Posted: May 23, 2009 10:21 p.m.
Updated: May 24, 2009 4:55 a.m.
Now that California voters have handed Arnold Schwarzenegger and his cadre of special interests another resounding special-election defeat, proponents of public services, fiscal responsibility, child care and mental health programs are gearing up for the battle over the 2010 state budget.

Schwarzenegger has threatened deep cuts, but a majority of voters throughout California oppose cuts to public services such as roads, public transportation, environmental regulation, water storage, programs for the disabled, mental health programs, child care, public schools, health care and higher education.

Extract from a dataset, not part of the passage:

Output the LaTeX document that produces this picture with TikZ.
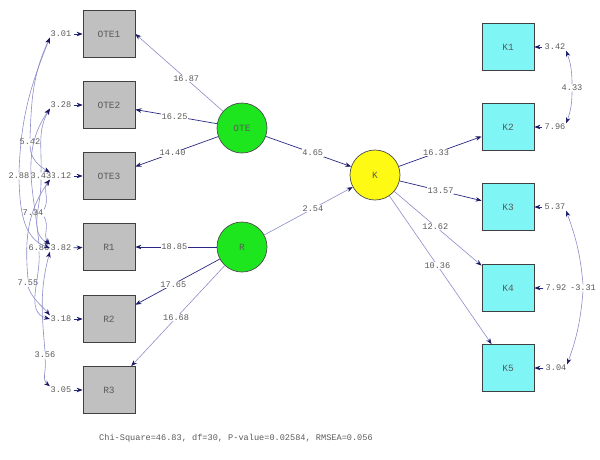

This, according to a poll of registered voters taken between April 16 and April 26.

The same poll also found that voters favor cuts to the state's prison-industrial complex and would support higher taxes on the wealthy and specific industries like oil, tobacco and alcohol.

These findings offer a working blueprint for a progressive state budget in 2010.

State spending on prisons should be cut, and Schwarzenegger's November 2008 proposal to enact an alcohol tax, oil severance tax and a sales tax on services such as amusement parks and entertainment and sporting events should be revived.

Independent analysis by the California Tax Reform Association has also shown that it would be possible to immediately raise $13 billion by: (1) restoring the state's high income and corporate tax brackets to their levels under Republican Governors Ronald Reagan and Pete Wilson and by (2) instituting a tax on carbon dioxide pollution.

That would shore up about two-thirds of the $20 billion budget shortfall that analysts say California now faces.

The remaining $7 billion or so can be obtained through the aforementioned cuts to prison spending and higher taxes on oil companies, alcohol and tobacco producers and professional sports teams, the same special interests that bankrolled the May 19 special election ballot measures in order to avoid industry taxes that could help to balance the budget, according to the Sacramento Bee.

Willie L. Pelote Sr. is assistant director of the American Federation of State, County and Municipal Employees (AFSCME), AFL-CIO, the largest public-sector union in the country. His column reflects his own views and not necessarily those of The Signal.